Postmortem: Investigation
On June 24, 2026, 2:54 PM CET the engineering team identified an issue affecting the gateway infrastructure responsible for routing customer traffic. As a result, some requests were directed to service instances that were no longer available, causing intermittent request failures.
The investigation determined that the gateway controller responsible for managing traffic routing did not consistently refresh its routing configuration following infrastructure changes, such as deployments or platform scaling events. This caused outdated routing information to remain active on some gateway instances, resulting in traffic being sent to endpoints that were no longer serving requests.
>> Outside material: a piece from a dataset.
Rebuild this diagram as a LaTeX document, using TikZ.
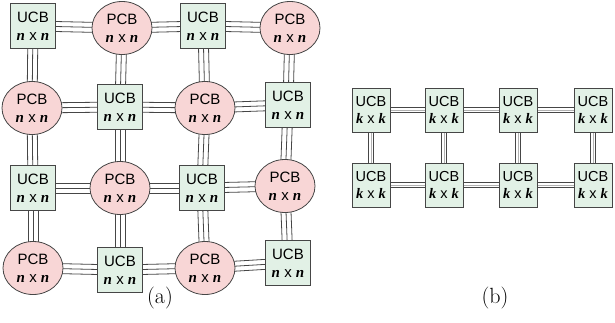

The issue affected both West Europe (Production 0) and West Europe (Production 5) during separate deployment activities.
Mitigation
The engineering team immediately initiated mitigation by restarting the gateway instances responsible for traffic routing. Restarting these components forced the routing configuration to refresh, allowing traffic to be directed to the correct service instances.
The mitigation successfully restored normal traffic routing for:
- West Europe (Production 0): 2:54 PM CET – 3:08 PM CET
- West Europe (Production 5): 3:22 PM CET – 3:42 PM CET
Following the incident, the engineering team worked closely with the gateway vendor to investigate the observed behavior and evaluate long-term remediation options.
Resolution
The issue was resolved after the affected gateway instances were restarted and the routing configuration was successfully refreshed.
As an additional precaution, the gateway component was subsequently downgraded to a previously proven stable version while the investigation with the vendor continues.
Post-Incident Actions
The engineering team completed a detailed review of the incident together with the gateway vendor to better understand the observed behavior.
To reduce the likelihood of similar incidents, we have:
- Reverted to a stable gateway controller version while the vendor continues its investigation.
- Increased monitoring of gateway configuration synchronization during deployments and scaling events.
- Continued collaboration with the vendor to validate future gateway releases before production rollout.
Impact and Scope
The incident affected a subset of customer requests hosted in the following production clusters:
- West Europe (Production 0): June 24, 2026, from 2:54 PM CET until 3:08 PM CET
- West Europe (Production 5): June 24, 2026, from 3:22 PM CET until 3:42 PM CET
During these periods, some requests failed because traffic was temporarily routed to service instances that were no longer available. Once the gateway configuration was refreshed, normal service resumed.
We sincerely apologize for the disruption caused by this incident. Providing a reliable and dependable service remains our highest priority, and we are continuing to work closely with our technology partners while strengthening our deployment and monitoring processes to help prevent similar issues in the future.